- Material to process
——

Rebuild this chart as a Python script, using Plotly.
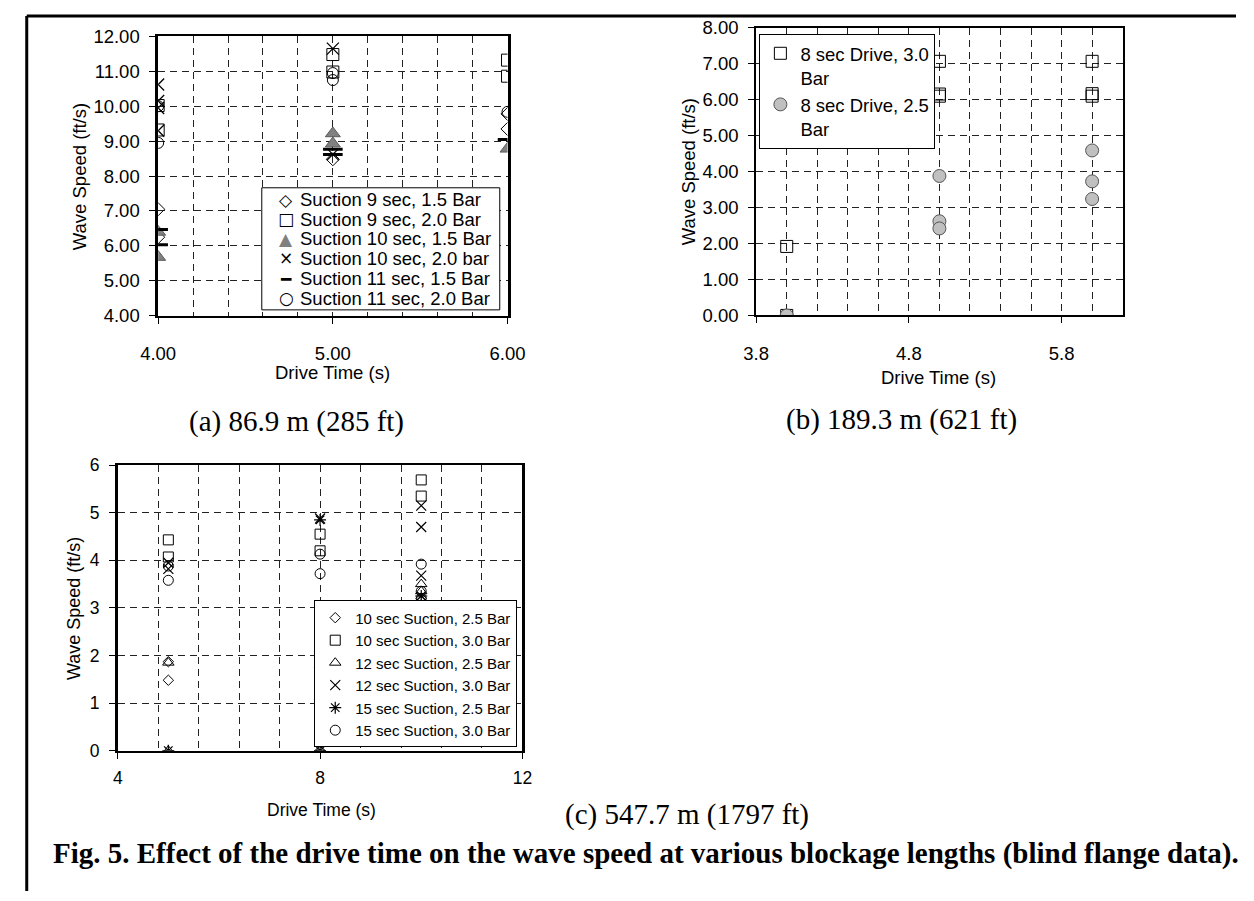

——

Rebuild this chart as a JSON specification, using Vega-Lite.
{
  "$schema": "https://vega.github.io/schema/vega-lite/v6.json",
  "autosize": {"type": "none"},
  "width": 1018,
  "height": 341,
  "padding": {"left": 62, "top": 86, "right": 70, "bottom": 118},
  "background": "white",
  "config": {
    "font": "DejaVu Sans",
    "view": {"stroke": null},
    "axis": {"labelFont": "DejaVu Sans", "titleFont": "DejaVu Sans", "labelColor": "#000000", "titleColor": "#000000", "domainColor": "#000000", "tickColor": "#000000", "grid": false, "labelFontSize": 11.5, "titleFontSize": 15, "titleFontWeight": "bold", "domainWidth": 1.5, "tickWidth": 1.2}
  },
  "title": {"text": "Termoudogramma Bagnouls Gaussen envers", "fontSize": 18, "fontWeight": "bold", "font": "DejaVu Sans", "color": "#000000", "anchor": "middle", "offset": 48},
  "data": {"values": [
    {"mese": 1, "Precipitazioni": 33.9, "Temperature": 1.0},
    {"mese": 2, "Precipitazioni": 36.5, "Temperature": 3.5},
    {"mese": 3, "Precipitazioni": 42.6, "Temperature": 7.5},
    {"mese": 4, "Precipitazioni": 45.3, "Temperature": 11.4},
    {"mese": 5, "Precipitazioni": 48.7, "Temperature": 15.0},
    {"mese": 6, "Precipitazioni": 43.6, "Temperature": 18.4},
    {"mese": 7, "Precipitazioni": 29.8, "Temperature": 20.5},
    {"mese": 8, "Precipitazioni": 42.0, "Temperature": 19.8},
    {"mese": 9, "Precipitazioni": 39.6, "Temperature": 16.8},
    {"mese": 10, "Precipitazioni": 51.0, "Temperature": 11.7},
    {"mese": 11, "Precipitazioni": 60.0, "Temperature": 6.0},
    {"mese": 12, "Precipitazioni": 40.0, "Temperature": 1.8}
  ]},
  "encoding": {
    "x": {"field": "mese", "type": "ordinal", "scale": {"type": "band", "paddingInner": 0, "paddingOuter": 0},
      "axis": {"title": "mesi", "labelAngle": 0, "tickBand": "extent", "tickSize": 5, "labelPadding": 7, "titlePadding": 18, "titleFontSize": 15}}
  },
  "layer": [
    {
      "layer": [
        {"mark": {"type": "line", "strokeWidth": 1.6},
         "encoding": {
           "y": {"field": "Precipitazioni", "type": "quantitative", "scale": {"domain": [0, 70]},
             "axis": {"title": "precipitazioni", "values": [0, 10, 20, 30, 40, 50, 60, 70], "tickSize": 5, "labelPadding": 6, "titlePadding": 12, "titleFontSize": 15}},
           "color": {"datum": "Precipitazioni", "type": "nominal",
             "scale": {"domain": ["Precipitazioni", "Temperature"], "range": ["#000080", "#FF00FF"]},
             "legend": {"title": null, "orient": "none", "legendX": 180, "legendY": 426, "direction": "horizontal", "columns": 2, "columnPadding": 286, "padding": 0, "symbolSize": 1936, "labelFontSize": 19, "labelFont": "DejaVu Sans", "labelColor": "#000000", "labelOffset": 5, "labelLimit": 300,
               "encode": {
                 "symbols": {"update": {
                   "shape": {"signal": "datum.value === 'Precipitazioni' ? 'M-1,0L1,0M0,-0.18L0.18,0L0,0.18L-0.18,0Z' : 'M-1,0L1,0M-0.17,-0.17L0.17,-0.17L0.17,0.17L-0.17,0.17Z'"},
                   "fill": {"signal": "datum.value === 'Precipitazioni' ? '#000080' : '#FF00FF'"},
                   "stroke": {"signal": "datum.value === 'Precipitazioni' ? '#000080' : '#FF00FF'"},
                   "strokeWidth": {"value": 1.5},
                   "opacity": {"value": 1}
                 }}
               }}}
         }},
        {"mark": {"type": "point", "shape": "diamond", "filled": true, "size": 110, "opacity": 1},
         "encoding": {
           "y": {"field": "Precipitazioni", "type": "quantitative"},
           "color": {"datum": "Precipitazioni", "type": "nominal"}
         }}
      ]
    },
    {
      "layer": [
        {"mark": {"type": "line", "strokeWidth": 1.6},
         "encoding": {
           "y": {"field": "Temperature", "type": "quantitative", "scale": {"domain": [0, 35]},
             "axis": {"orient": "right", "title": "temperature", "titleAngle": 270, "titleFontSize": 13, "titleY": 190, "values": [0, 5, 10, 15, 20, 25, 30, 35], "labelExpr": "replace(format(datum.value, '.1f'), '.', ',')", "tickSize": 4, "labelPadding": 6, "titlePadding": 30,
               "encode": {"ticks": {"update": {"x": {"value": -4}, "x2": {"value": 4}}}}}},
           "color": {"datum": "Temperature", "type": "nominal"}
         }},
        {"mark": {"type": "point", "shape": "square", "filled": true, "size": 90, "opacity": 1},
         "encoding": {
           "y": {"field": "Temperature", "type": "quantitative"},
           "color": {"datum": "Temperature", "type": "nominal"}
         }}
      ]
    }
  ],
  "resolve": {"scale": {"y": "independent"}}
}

——

- Aim of the exercise
Tally how many lines of the records hold the word "chart". Answer with the number only.

- The answer
2